# Required work:
Copy out every line exactly, passing over the pictures.

■ ■ ■ ■ ■ ■ ■

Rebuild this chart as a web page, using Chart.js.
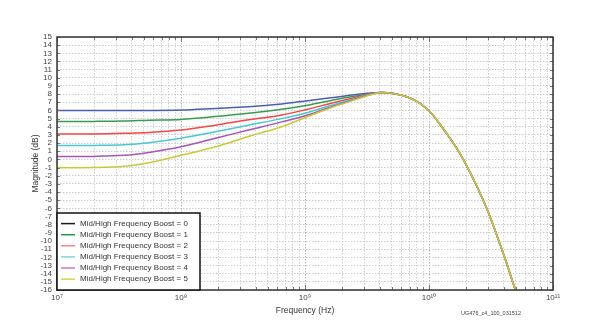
<!DOCTYPE html>
<html>
<head>
<meta charset="utf-8">
<script src="https://cdn.jsdelivr.net/npm/chart.js@4"></script>
<style>
  html, body { margin: 0; padding: 0; background: #fff; }
  #grafico { display: block; }
</style>
</head>
<body>
<canvas id="grafico" width="602" height="322"></canvas>
<script>
// ===============================
// datos: respuesta en frecuencia (dB) por ajuste de boost
// ===============================

// tramo bajo, donde las curvas se separan
const frecuenciasBajas = [1e7, 2e7, 3.5e7, 5.5e7, 1e8, 1.9e8, 3.5e8, 6.5e8, 1.05e9, 1.6e9, 2.4e9, 3.2e9];
const boost0 = [6.0, 6.0, 6.0, 6.0, 6.05, 6.25, 6.45, 6.8, 7.2, 7.55, 7.9, 8.1];
const boost1 = [4.65, 4.66, 4.7, 4.8, 4.9, 5.25, 5.65, 6.15, 6.65, 7.2, 7.7, 8.0];
const boost2 = [3.1, 3.12, 3.2, 3.3, 3.6, 4.2, 4.85, 5.45, 6.15, 6.85, 7.5, 7.95];
const boost3 = [1.7, 1.72, 1.8, 2.05, 2.6, 3.4, 4.2, 5.0, 5.75, 6.6, 7.35, 7.9];
const boost4 = [0.35, 0.37, 0.5, 0.85, 1.55, 2.6, 3.6, 4.6, 5.45, 6.4, 7.25, 7.85];
const boost5 = [-1.0, -1.0, -0.85, -0.4, 0.5, 1.55, 2.8, 4.0, 5.25, 6.3, 7.2, 7.8];

// tramo alto, comun a todas las curvas (caida)
const frecuenciasAltas = [4.1e9, 5.3e9, 6.7e9, 8.4e9, 1.02e10, 1.2e10, 1.4e10, 1.7e10, 2e10, 2.4e10, 2.9e10, 3.3e10, 3.7e10, 4.2e10, 4.8e10, 5e10];
const caida = [8.2, 8.05, 7.65, 6.9, 5.8, 4.5, 3.1, 1.2, -0.7, -3.1, -5.9, -8.1, -10.2, -12.6, -15.3, -16.1];

const etiquetasSerie = [
  "Mid/High Frequency Boost = 0",
  "Mid/High Frequency Boost = 1",
  "Mid/High Frequency Boost = 2",
  "Mid/High Frequency Boost = 3",
  "Mid/High Frequency Boost = 4",
  "Mid/High Frequency Boost = 5"
];
const etiquetasX = ["10⁷", "10⁸", "10⁹", "10¹⁰", "10¹¹"];
const decadas = [7, 8, 9, 10, 11];

// colores de las curvas y de la leyenda
const coloresLinea = ["#4f5eaa", "#3a9a52", "#ee4848", "#4cc6d0", "#a656b4", "#c9c83c"];
const coloresLeyenda = ["#1a1a1a", "#1f9a4e", "#f08a8a", "#86d6d8", "#c878c8", "#d6d24a"];

const frecuencias = frecuenciasBajas.concat(frecuenciasAltas);
const series = [boost0, boost1, boost2, boost3, boost4, boost5];

const datasets = series.map((valores, i) => ({
  label: etiquetasSerie[i],
  data: valores.concat(caida).map((y, k) => ({ x: frecuencias[k], y })),
  borderColor: coloresLinea[i],
  borderWidth: 1.5,
  pointRadius: 0,
  tension: 0.35,
  order: 5 - i
}));

const esDecada = v => {
  const e = Math.log10(v);
  return Math.abs(e - Math.round(e)) < 1e-9;
};

// marco, marcas interiores, leyenda y codigo de figura
const marco = {
  id: "marco",
  afterDatasetsDraw(chart) {
    const { ctx, chartArea: a, scales } = chart;
    ctx.save();

    ctx.strokeStyle = "#777";
    ctx.lineWidth = 1;
    ctx.beginPath();
    scales.x.ticks.forEach(t => {
      const px = Math.round(scales.x.getPixelForValue(t.value)) + 0.5;
      const largo = esDecada(t.value) ? 5 : 3;
      ctx.moveTo(px, a.top); ctx.lineTo(px, a.top + largo);
      ctx.moveTo(px, a.bottom); ctx.lineTo(px, a.bottom - largo);
    });
    scales.y.ticks.forEach(t => {
      const py = Math.round(scales.y.getPixelForValue(t.value)) + 0.5;
      ctx.moveTo(a.left, py); ctx.lineTo(a.left + 3, py);
      ctx.moveTo(a.right, py); ctx.lineTo(a.right - 3, py);
    });
    ctx.stroke();

    ctx.strokeStyle = "#333";
    ctx.lineWidth = 1.5;
    ctx.strokeRect(a.left, a.top, a.right - a.left, a.bottom - a.top);

    // leyenda abajo a la izquierda
    const ancho = 143, alto = 77;
    const lx = a.left, ly = a.bottom - alto;
    ctx.fillStyle = "#fff";
    ctx.fillRect(lx, ly, ancho, alto);
    ctx.strokeStyle = "#111";
    ctx.lineWidth = 1.5;
    ctx.strokeRect(lx, ly, ancho, alto);

    ctx.font = "8px 'Liberation Sans', Arial, sans-serif";
    ctx.textBaseline = "middle";
    ctx.textAlign = "left";
    chart.data.datasets.forEach((ds, i) => {
      const fy = ly + 10.6 + i * 11.1;
      ctx.strokeStyle = coloresLeyenda[i];
      ctx.lineWidth = 1.5;
      ctx.beginPath();
      ctx.moveTo(lx + 4, fy); ctx.lineTo(lx + 18, fy);
      ctx.stroke();
      ctx.fillStyle = "#333";
      ctx.fillText(ds.label, lx + 23, fy);
    });

    ctx.font = "5.5px 'Liberation Sans', Arial, sans-serif";
    ctx.fillStyle = "#444";
    ctx.textAlign = "center";
    ctx.fillText("UG476_c4_100_031512", 491, 313);

    ctx.restore();
  }
};

const fuente = { family: "'Liberation Sans', Arial, sans-serif", size: 8 };

new Chart(document.getElementById("grafico"), {
  type: "line",
  data: { datasets },
  options: {
    responsive: false,
    devicePixelRatio: 1,
    animation: false,
    layout: { padding: { left: 31, right: 49, top: 37, bottom: 0 } },
    plugins: { legend: { display: false }, tooltip: { enabled: false } },
    scales: {
      x: {
        type: "logarithmic",
        min: 1e7,
        max: 1e11,
        afterBuildTicks: scale => {
          const ticks = [];
          decadas.forEach(d => {
            const base = Math.pow(10, d);
            for (let m = 1; m <= (d === 11 ? 1 : 9); m++) ticks.push({ value: m * base });
          });
          scale.ticks = ticks;
        },
        afterFit: scale => { scale.height = 32; },
        grid: {
          color: ctx => (ctx.tick && esDecada(ctx.tick.value) ? "#b4b4b4" : "#d0d0d0"),
          lineWidth: 1,
          drawTicks: false
        },
        border: { display: false, dash: [1.5, 1.5] },
        ticks: {
          autoSkip: false,
          maxRotation: 0,
          padding: 3,
          color: "#444",
          font: fuente,
          callback: value => (esDecada(value) ? etiquetasX[Math.round(Math.log10(value)) - 7] : "")
        },
        title: {
          display: true,
          text: "Frequency (Hz)",
          color: "#333",
          font: { family: fuente.family, size: 8.5 },
          padding: { top: 0, bottom: 6 }
        }
      },
      y: {
        min: -16,
        max: 15,
        afterFit: scale => { scale.width = 26; },
        grid: { color: "#cccccc", lineWidth: 1, drawTicks: false },
        border: { display: false, dash: [1.5, 1.5] },
        ticks: {
          stepSize: 1,
          autoSkip: false,
          padding: 5,
          color: "#444",
          font: fuente
        },
        title: {
          display: true,
          text: "Magnitude (dB)",
          color: "#333",
          font: { family: fuente.family, size: 8.5 },
          padding: 0
        }
      }
    }
  },
  plugins: [marco]
});
</script>
</body>
</html>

■ ■ ■ ■ ■ ■ ■

# The result:
Rebuild this chart as a web page, using Chart.js.
<!DOCTYPE html>
<html>
<head>
<meta charset="utf-8">
<script src="https://cdn.jsdelivr.net/npm/chart.js@4"></script>
<style>
  html, body { margin: 0; padding: 0; background: #fff; }
  #grafico { display: block; }
</style>
</head>
<body>
<canvas id="grafico" width="602" height="322"></canvas>
<script>
// ===============================
// datos: respuesta en frecuencia (dB) por ajuste de boost
// ===============================

// tramo bajo, donde las curvas se separan
const frecuenciasBajas = [1e7, 2e7, 3.5e7, 5.5e7, 1e8, 1.9e8, 3.5e8, 6.5e8, 1.05e9, 1.6e9, 2.4e9, 3.2e9];
const boost0 = [6.0, 6.0, 6.0, 6.0, 6.05, 6.25, 6.45, 6.8, 7.2, 7.55, 7.9, 8.1];
const boost1 = [4.65, 4.66, 4.7, 4.8, 4.9, 5.25, 5.65, 6.15, 6.65, 7.2, 7.7, 8.0];
const boost2 = [3.1, 3.12, 3.2, 3.3, 3.6, 4.2, 4.85, 5.45, 6.15, 6.85, 7.5, 7.95];
const boost3 = [1.7, 1.72, 1.8, 2.05, 2.6, 3.4, 4.2, 5.0, 5.75, 6.6, 7.35, 7.9];
const boost4 = [0.35, 0.37, 0.5, 0.85, 1.55, 2.6, 3.6, 4.6, 5.45, 6.4, 7.25, 7.85];
const boost5 = [-1.0, -1.0, -0.85, -0.4, 0.5, 1.55, 2.8, 4.0, 5.25, 6.3, 7.2, 7.8];

// tramo alto, comun a todas las curvas (caida)
const frecuenciasAltas = [4.1e9, 5.3e9, 6.7e9, 8.4e9, 1.02e10, 1.2e10, 1.4e10, 1.7e10, 2e10, 2.4e10, 2.9e10, 3.3e10, 3.7e10, 4.2e10, 4.8e10, 5e10];
const caida = [8.2, 8.05, 7.65, 6.9, 5.8, 4.5, 3.1, 1.2, -0.7, -3.1, -5.9, -8.1, -10.2, -12.6, -15.3, -16.1];

const etiquetasSerie = [
  "Mid/High Frequency Boost = 0",
  "Mid/High Frequency Boost = 1",
  "Mid/High Frequency Boost = 2",
  "Mid/High Frequency Boost = 3",
  "Mid/High Frequency Boost = 4",
  "Mid/High Frequency Boost = 5"
];
const etiquetasX = ["10⁷", "10⁸", "10⁹", "10¹⁰", "10¹¹"];
const decadas = [7, 8, 9, 10, 11];

// colores de las curvas y de la leyenda
const coloresLinea = ["#4f5eaa", "#3a9a52", "#ee4848", "#4cc6d0", "#a656b4", "#c9c83c"];
const coloresLeyenda = ["#1a1a1a", "#1f9a4e", "#f08a8a", "#86d6d8", "#c878c8", "#d6d24a"];

const frecuencias = frecuenciasBajas.concat(frecuenciasAltas);
const series = [boost0, boost1, boost2, boost3, boost4, boost5];

const datasets = series.map((valores, i) => ({
  label: etiquetasSerie[i],
  data: valores.concat(caida).map((y, k) => ({ x: frecuencias[k], y })),
  borderColor: coloresLinea[i],
  borderWidth: 1.5,
  pointRadius: 0,
  tension: 0.35,
  order: 5 - i
}));

const esDecada = v => {
  const e = Math.log10(v);
  return Math.abs(e - Math.round(e)) < 1e-9;
};

// marco, marcas interiores, leyenda y codigo de figura
const marco = {
  id: "marco",
  afterDatasetsDraw(chart) {
    const { ctx, chartArea: a, scales } = chart;
    ctx.save();

    ctx.strokeStyle = "#777";
    ctx.lineWidth = 1;
    ctx.beginPath();
    scales.x.ticks.forEach(t => {
      const px = Math.round(scales.x.getPixelForValue(t.value)) + 0.5;
      const largo = esDecada(t.value) ? 5 : 3;
      ctx.moveTo(px, a.top); ctx.lineTo(px, a.top + largo);
      ctx.moveTo(px, a.bottom); ctx.lineTo(px, a.bottom - largo);
    });
    scales.y.ticks.forEach(t => {
      const py = Math.round(scales.y.getPixelForValue(t.value)) + 0.5;
      ctx.moveTo(a.left, py); ctx.lineTo(a.left + 3, py);
      ctx.moveTo(a.right, py); ctx.lineTo(a.right - 3, py);
    });
    ctx.stroke();

    ctx.strokeStyle = "#333";
    ctx.lineWidth = 1.5;
    ctx.strokeRect(a.left, a.top, a.right - a.left, a.bottom - a.top);

    // leyenda abajo a la izquierda
    const ancho = 143, alto = 77;
    const lx = a.left, ly = a.bottom - alto;
    ctx.fillStyle = "#fff";
    ctx.fillRect(lx, ly, ancho, alto);
    ctx.strokeStyle = "#111";
    ctx.lineWidth = 1.5;
    ctx.strokeRect(lx, ly, ancho, alto);

    ctx.font = "8px 'Liberation Sans', Arial, sans-serif";
    ctx.textBaseline = "middle";
    ctx.textAlign = "left";
    chart.data.datasets.forEach((ds, i) => {
      const fy = ly + 10.6 + i * 11.1;
      ctx.strokeStyle = coloresLeyenda[i];
      ctx.lineWidth = 1.5;
      ctx.beginPath();
      ctx.moveTo(lx + 4, fy); ctx.lineTo(lx + 18, fy);
      ctx.stroke();
      ctx.fillStyle = "#333";
      ctx.fillText(ds.label, lx + 23, fy);
    });

    ctx.font = "5.5px 'Liberation Sans', Arial, sans-serif";
    ctx.fillStyle = "#444";
    ctx.textAlign = "center";
    ctx.fillText("UG476_c4_100_031512", 491, 313);

    ctx.restore();
  }
};

const fuente = { family: "'Liberation Sans', Arial, sans-serif", size: 8 };

new Chart(document.getElementById("grafico"), {
  type: "line",
  data: { datasets },
  options: {
    responsive: false,
    devicePixelRatio: 1,
    animation: false,
    layout: { padding: { left: 31, right: 49, top: 37, bottom: 0 } },
    plugins: { legend: { display: false }, tooltip: { enabled: false } },
    scales: {
      x: {
        type: "logarithmic",
        min: 1e7,
        max: 1e11,
        afterBuildTicks: scale => {
          const ticks = [];
          decadas.forEach(d => {
            const base = Math.pow(10, d);
            for (let m = 1; m <= (d === 11 ? 1 : 9); m++) ticks.push({ value: m * base });
          });
          scale.ticks = ticks;
        },
        afterFit: scale => { scale.height = 32; },
        grid: {
          color: ctx => (ctx.tick && esDecada(ctx.tick.value) ? "#b4b4b4" : "#d0d0d0"),
          lineWidth: 1,
          drawTicks: false
        },
        border: { display: false, dash: [1.5, 1.5] },
        ticks: {
          autoSkip: false,
          maxRotation: 0,
          padding: 3,
          color: "#444",
          font: fuente,
          callback: value => (esDecada(value) ? etiquetasX[Math.round(Math.log10(value)) - 7] : "")
        },
        title: {
          display: true,
          text: "Frequency (Hz)",
          color: "#333",
          font: { family: fuente.family, size: 8.5 },
          padding: { top: 0, bottom: 6 }
        }
      },
      y: {
        min: -16,
        max: 15,
        afterFit: scale => { scale.width = 26; },
        grid: { color: "#cccccc", lineWidth: 1, drawTicks: false },
        border: { display: false, dash: [1.5, 1.5] },
        ticks: {
          stepSize: 1,
          autoSkip: false,
          padding: 5,
          color: "#444",
          font: fuente
        },
        title: {
          display: true,
          text: "Magnitude (dB)",
          color: "#333",
          font: { family: fuente.family, size: 8.5 },
          padding: 0
        }
      }
    }
  },
  plugins: [marco]
});
</script>
</body>
</html>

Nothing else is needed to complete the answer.